On Wednesdays the design team meets for a “design power hour.” This is a weekly meeting where we all run through something we’re working on and get feedback. It doesn’t matter at what stage we’re at, the aim is to get more eyes on our work. This session is great for idea generation.
What’s the most interesting project you’ve had at Legl?
Our ongoing monitoring feature. Ongoing monitoring is a way for law firms to continuously monitor their clients’ anti-money laundering risk.
Ongoing monitoring is the first full feature I worked on. We had plenty of time for discovery so I was able to get my head around anti-money laundering processes, risk and why it’s important for law firms to continuously monitor their clients. The work was interesting and involved a lot of scope refinement and a few different prototypes. Now that I have a grasp on anti-money laundering, it’s helping me with current projects.
What’s your favourite part of the job?
The team! It really feels like everything is a team effort and there’s not a single person from whom I would hesitate to ask for help. There’s a real culture of growth and improvement. We hold regular retrospective meetings, both in our teams and for bigger projects. The way we work together regularly changes and improves. It really feels like we’re all in it together.
One exercise we’ll often do at the beginning of a project is a “Crazy 8’s” ideation session where a designer will gather people from different functions within the company to tackle a problem. We’ve had great ideas from these sessions that have made it into the platform.
What’s it really like to work at Legl?
Working at Legl is great! We’re all remote – in engineering, product and design we have people from all over the UK and even Spain. Being remote, it’s important that we still carve out a bit of time to socialise with the team – we have regular “fun times”where we’ll all play an online game, and there’s an engineering, product and design Friday check-in to round off the week.
The company culture is great and there’s a real culture of learning and collaboration.
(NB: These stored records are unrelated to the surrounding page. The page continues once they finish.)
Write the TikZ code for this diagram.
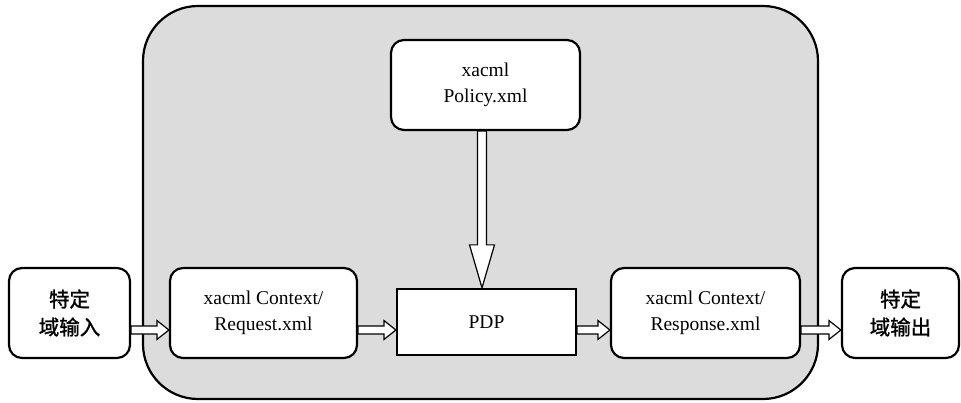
\documentclass[tikz,border=0pt]{standalone}
\usepackage{fontspec}
\setmainfont{Liberation Serif}
\newfontfamily\cjk{Noto Sans CJK SC}[FakeBold=1.2]
\usetikzlibrary{calc}
\definecolor{domgray}{RGB}{220,220,220}
\tikzset{
  rbox/.style={draw=black, line width=2.2pt, fill=white, rounded corners=13pt,
    inner sep=0pt, align=center, minimum height=90pt,
    font=\fontsize{19.5}{26}\selectfont},
  sbox/.style={draw=black, line width=2.2pt, fill=white,
    inner sep=0pt, align=center, font=\fontsize{19.5}{26}\selectfont},
  cbox/.style={rbox, font=\cjk\fontsize{20.5}{28}\selectfont},
  fat/.style={draw=black, line width=1.2pt, fill=white, line join=miter},
}
\begin{document}
\begin{tikzpicture}[x=1pt,y=-1pt]
\useasboundingbox (0,0) rectangle (961,403);
\node[draw=black, line width=2.2pt, fill=domgray, rounded corners=55pt,
  minimum width=675pt, minimum height=393pt, inner sep=0pt] (domain) at (480.5,202.5) {};
\node[cbox, minimum width=121pt] (in) at (69.5,313) {特定\\域输入};
\node[rbox, minimum width=187pt] (req) at (263.5,313) {xacml Context/\\Request.xml};
\node[sbox, minimum width=179pt, minimum height=66pt] (pdp) at (486.5,322) {PDP};
\node[rbox, minimum width=189pt] (pol) at (485.5,85) {xacml\\Policy.xml};
\node[rbox, minimum width=189pt] (resp) at (705.5,313) {xacml Context/\\Response.xml};
\node[cbox, minimum width=117pt] (out) at (900.5,313) {特定\\域输出};
\coordinate (ay) at (0,330);
\coordinate (vx) at (482,0);
\newcommand\harrow[2]{%
  \draw[fat] let \p1=(#1.east|-ay), \p2=(#2.west|-ay) in
    (\x1,\y1+4pt) -- (\x2-12pt,\y2+4pt) -- (\x2-12pt,\y2+9.5pt) -- (\x2,\y2)
    -- (\x2-12pt,\y2-9.5pt) -- (\x2-12pt,\y2-4pt) -- (\x1,\y1-4pt) -- cycle;}
\harrow{in}{req}
\harrow{req}{pdp}
\harrow{pdp}{resp}
\harrow{resp}{out}
\draw[fat] let \p1=(pol.south-|vx), \p2=(pdp.north-|vx) in
  (\x1-4.5pt,\y1) -- (\x2-4.5pt,\y2+43pt) -- (\x2-12.5pt,\y2+43pt) -- (\x2,\y2)
  -- (\x2+12.5pt,\y2+43pt) -- (\x2+4.5pt,\y2+43pt) -- (\x1+4.5pt,\y1) -- cycle;
\end{tikzpicture}
\end{document}
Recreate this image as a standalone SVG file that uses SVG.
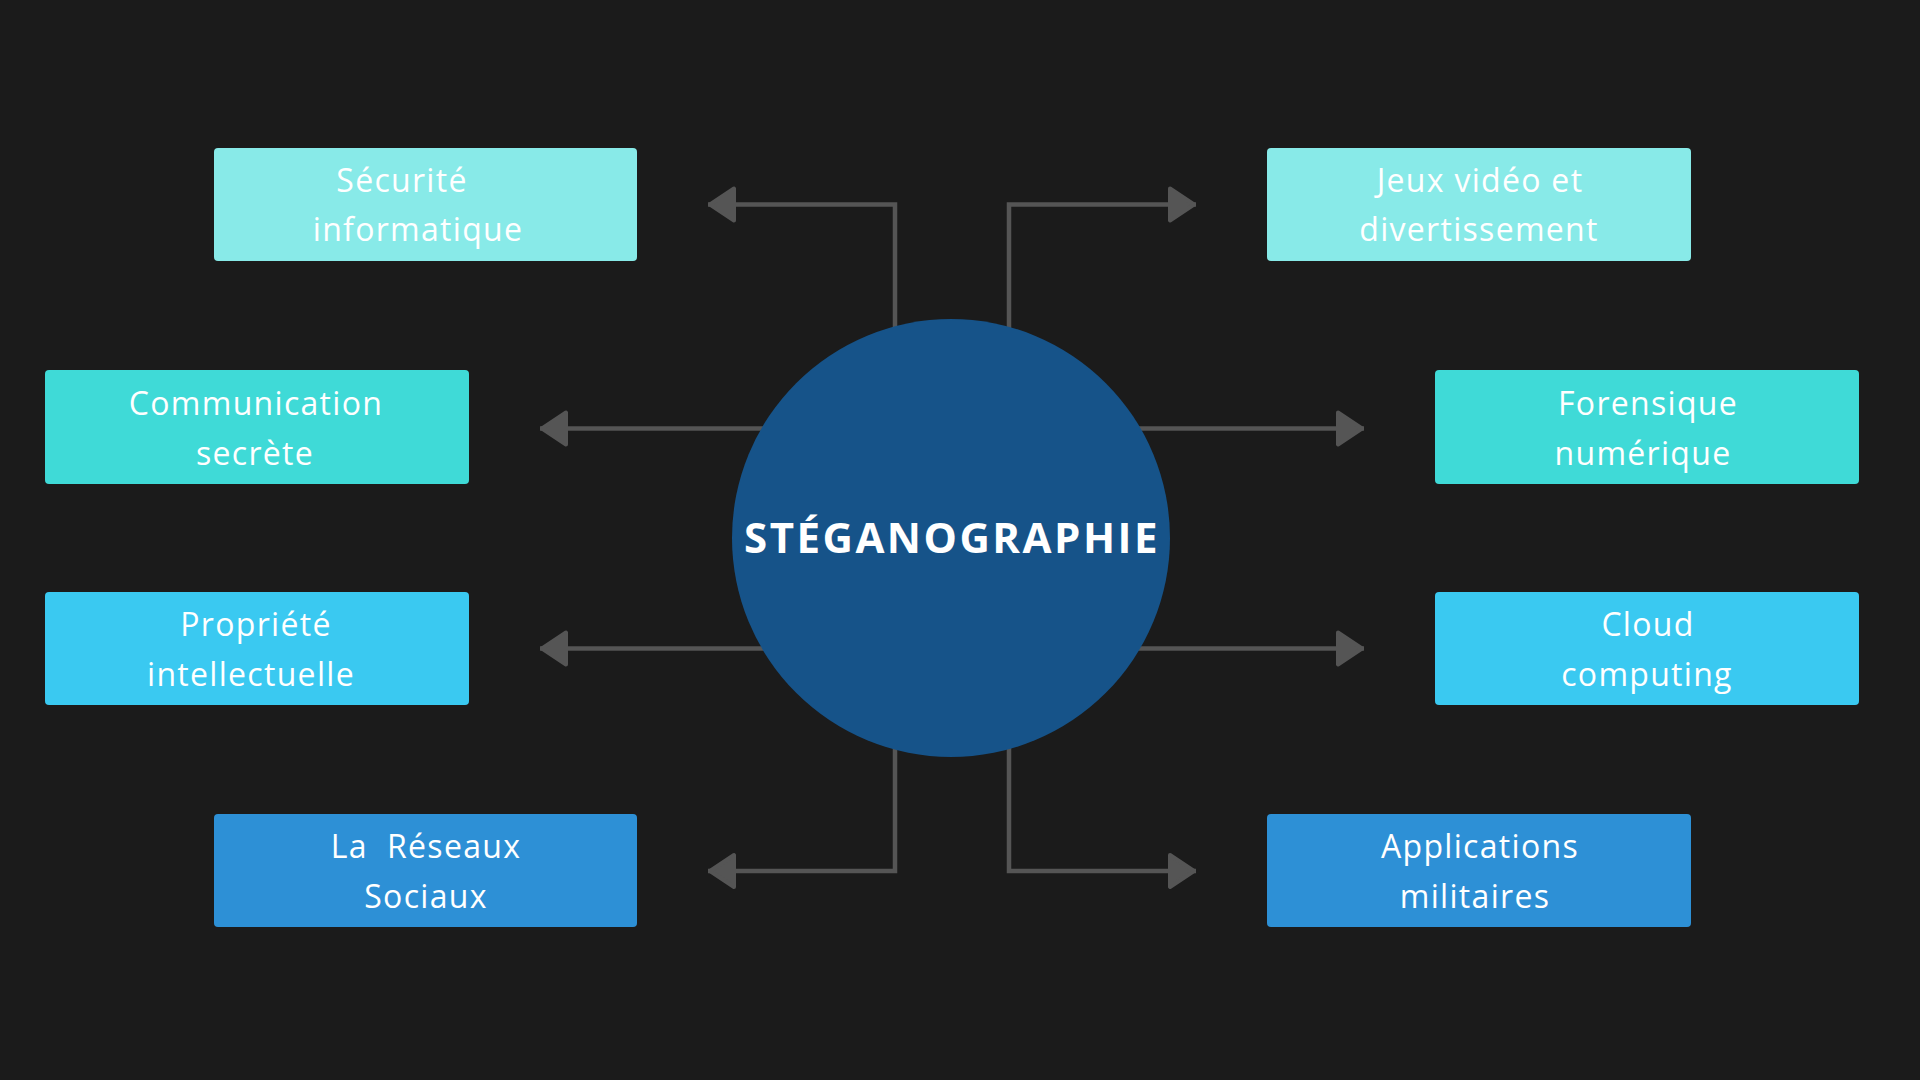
<svg xmlns="http://www.w3.org/2000/svg" width="1920" height="1080" viewBox="0 0 1920 1080">
  <defs>
    <style>
      .box { stroke: none; }
      .c1 { fill: #88EAE8; }
      .c2 { fill: #3FDAD7; }
      .c3 { fill: #3AC9F1; }
      .c4 { fill: #2D90D6; }
      .lbl { font-family: "Open Sans", "Liberation Sans", sans-serif; font-size: 32px; fill: #FFFFFF; letter-spacing: 1.3px; text-anchor: middle; white-space: pre; }
      .title { font-family: "Open Sans", "Liberation Sans", sans-serif; font-size: 42px; font-weight: 700; fill: #FFFFFF; letter-spacing: 2.5px; text-anchor: middle; }
      .conn { fill: none; stroke: #555555; stroke-width: 4.5; marker-end: url(#arr); }
    </style>
    <marker id="arr" markerUnits="userSpaceOnUse" markerWidth="44" markerHeight="48" viewBox="-4 -24 44 48" refX="28" refY="0" orient="auto">
      <path d="M2,-16 L26,0 L2,16 Z" fill="#555555" stroke="#555555" stroke-width="4" stroke-linejoin="round"/>
    </marker>
  </defs>
  <rect x="0" y="0" width="1920" height="1080" fill="#1B1B1B"/>

  <g id="connectors">
    <path class="conn" d="M895,420 V204.5 H708"/>
    <path class="conn" d="M1009,420 V204.5 H1196"/>
    <path class="conn" d="M820,428.5 H540"/>
    <path class="conn" d="M1080,428.5 H1364"/>
    <path class="conn" d="M820,648.5 H540"/>
    <path class="conn" d="M1080,648.5 H1364"/>
    <path class="conn" d="M895,660 V871 H708"/>
    <path class="conn" d="M1009,660 V871 H1196"/>
  </g>

  <g id="center">
    <circle cx="951" cy="538" r="219" fill="#165389"/>
    <text class="title" x="952" y="553">STÉGANOGRAPHIE</text>
  </g>

  <g id="securite">
    <rect class="box c1" x="214" y="148" width="423" height="113" rx="4"/>
    <text class="lbl" x="402" y="192">Sécurité</text>
    <text class="lbl" x="418" y="241">informatique</text>
  </g>

  <g id="jeux">
    <rect class="box c1" x="1267" y="148" width="424" height="113" rx="4"/>
    <text class="lbl" x="1480" y="192">Jeux vidéo et</text>
    <text class="lbl" x="1479" y="241">divertissement</text>
  </g>

  <g id="communication">
    <rect class="box c2" x="45" y="370" width="424" height="114" rx="4"/>
    <text class="lbl" x="256" y="415">Communication</text>
    <text class="lbl" x="255" y="465">secrète</text>
  </g>

  <g id="forensique">
    <rect class="box c2" x="1435" y="370" width="424" height="114" rx="4"/>
    <text class="lbl" x="1648" y="415">Forensique</text>
    <text class="lbl" x="1643" y="465">numérique</text>
  </g>

  <g id="propriete">
    <rect class="box c3" x="45" y="592" width="424" height="113" rx="4"/>
    <text class="lbl" x="256" y="636">Propriété</text>
    <text class="lbl" x="251" y="686">intellectuelle</text>
  </g>

  <g id="cloud">
    <rect class="box c3" x="1435" y="592" width="424" height="113" rx="4"/>
    <text class="lbl" x="1648" y="636">Cloud</text>
    <text class="lbl" x="1647" y="686">computing</text>
  </g>

  <g id="reseaux">
    <rect class="box c4" x="214" y="814" width="423" height="113" rx="4"/>
    <text class="lbl" x="426" y="858" xml:space="preserve">La  Réseaux</text>
    <text class="lbl" x="426" y="908">Sociaux</text>
  </g>

  <g id="applications">
    <rect class="box c4" x="1267" y="814" width="424" height="113" rx="4"/>
    <text class="lbl" x="1480" y="858">Applications</text>
    <text class="lbl" x="1475" y="908">militaires</text>
  </g>
</svg>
The Legl I work at now is so different from the Legl at which I started. Teams have changed, reformed, and introduced new and better processes. Ideas have come from all across the team and people are always happy to embrace change and try new things out.
What changes have you seen since starting to work at Legl?
The team has more than doubled! We hired so much into engineering, product and design that we split into two different teams – named Ada and Val. We’re now working on multiple features at a time. When I started the whole team was working on the same feature.
How have you grown personally and professionally since joining Legl?
Professionally I feel like I’ve become better at viewing software features in the context of a much bigger application. With a platform like Legl, there are so many moving parts of which you need to be mindful when changing or implementing another feature.
What advice would you give someone who wanted to become a Product Designer?
I’d suggest if you’re wanting to become a product designer to really take notice of your interactions with different products. Understand why they’re easy, or even joyful, to use. If you have a terrible time booking a flight, think about why it was terrible and how it could be improved. Sign up for trials of software that you don’t need, just to have a look around. Use these interactions as inspiration in your own designs.
Seek feedback early and often, before you’ve even launched Figma or other design project software. It’s amazing what a different set of eyes on a project can highlight.
What do you like to do outside of work?
I just bought a house so I’m sinking my time into making it perfect at the moment! When I have downtime I love reading – we’re all given a “health and wellbeing” budget, so I used mine on a book subscription. Now I have no excuse not to read!